- Publisher(s): Creative Computing
- Platform(s): Apple II
- Release: 1981
- Genre(s): Compilation

= Action & Bumping Games =

Action & Bumping Games is a collection of video games published by Creative Computing in 1981.

==Contents==
Action & Bumping Games is a package of six games for the Apple II, including Bumper Blocks, Obstacle Course, Hustle Jr., Cycle Jump, Mine Rover, and Road Machine. Three of these games were considered Hi-Res action games, and the other three are Lo-Res bumping games. Each of these games involves eye-hand coordination, and feature many difficulty levels.

==Development==
Bumper Blocks and Obstacle Course were programmed by David Lubar.

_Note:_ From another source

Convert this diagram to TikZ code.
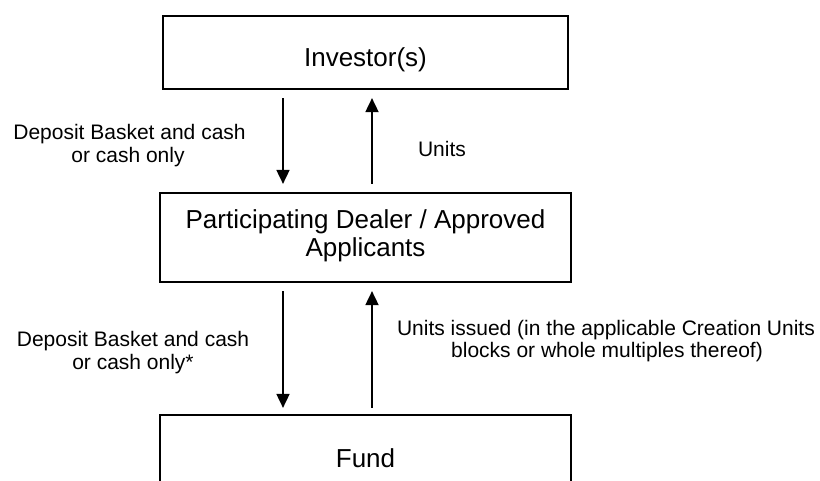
\documentclass[tikz,border=0pt]{standalone}
\usepackage{fontspec}
\setmainfont{Liberation Sans}
\usetikzlibrary{arrows.meta}
\begin{document}
\begin{tikzpicture}[x=1pt,y=-1pt,
  box/.style={draw, line width=2.2pt, inner sep=0pt, fill=white},
  big/.style={font=\fontsize{26}{29}\selectfont, inner sep=0pt, anchor=base},
  small/.style={font=\fontsize{21}{23}\selectfont, inner sep=0pt, anchor=base},
  arr/.style={line width=1.8pt, -{Triangle[length=14pt,width=13pt]}}
]
\clip (0,0) rectangle (820,481);
\fill[white] (0,0) rectangle (820,481);
% boxes
\node[box, minimum width=405pt, minimum height=73pt] (inv) at (365.5,52.5) {};
\node[box, minimum width=411pt, minimum height=89pt] (dealer) at (365.5,237.5) {};
\node[box, minimum width=411pt, minimum height=110pt] (fund) at (365.5,470) {};
% box texts
\node[big] (invtxt) at (365.5,67) {Investor(s)};
\node[big] (dealtxtA) at (365.5,229) {Participating Dealer / Approved};
\node[big] (dealtxtB) at (365.5,257) {Applicants};
\node[big] (fundtxt) at (365.5,467) {Fund};
% connectors
\draw[arr, shorten <=8pt, shorten >=8pt] ([xshift=-82.5pt]inv.south) -- ([xshift=-82.5pt]dealer.north);
\draw[arr, shorten <=8pt, shorten >=8pt] ([xshift=6.5pt]dealer.north) -- ([xshift=6.5pt]inv.south);
\draw[arr, shorten <=8pt, shorten >=6pt] ([xshift=-82.5pt]dealer.south) -- ([xshift=-82.5pt]fund.north);
\draw[arr, shorten <=6pt, shorten >=8pt] ([xshift=6.5pt]fund.north) -- ([xshift=6.5pt]dealer.south);
% labels
\node[small] (l1a) at (129.5,140) {Deposit Basket and cash};
\node[small] (l1b) at (128,163) {or cash only};
\node[small] (l2) at (442,157) {Units};
\node[small] (l3a) at (133,346) {Deposit Basket and cash};
\node[small] (l3b) at (133,369) {or cash only*};
\node[small] (l4a) at (606,335) {Units issued (in the applicable Creation Units};
\node[small] (l4b) at (607,357) {blocks or whole multiples thereof)};
\end{tikzpicture}
\end{document}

Mine Rover is an early precursor to Minesweeper. Mine Rover and Road Machine were released in a 1981 compilation called Action Games with another game called Cycle Jump.

==Reception==
Forrest Johnson reviewed Action & Bumping Games in The Space Gamer No. 41. Johnson commented that "It is hard to find anything to criticize about this package. The worst I can say is, some of these games are highly addictive. God knows why we play these things - but if you enjoy arcade games, you will like these."

The Book Of Apple Computer Software 1982 said that "Overall, the game package is average in quality but nonetheless a good buy for a beginning game collector."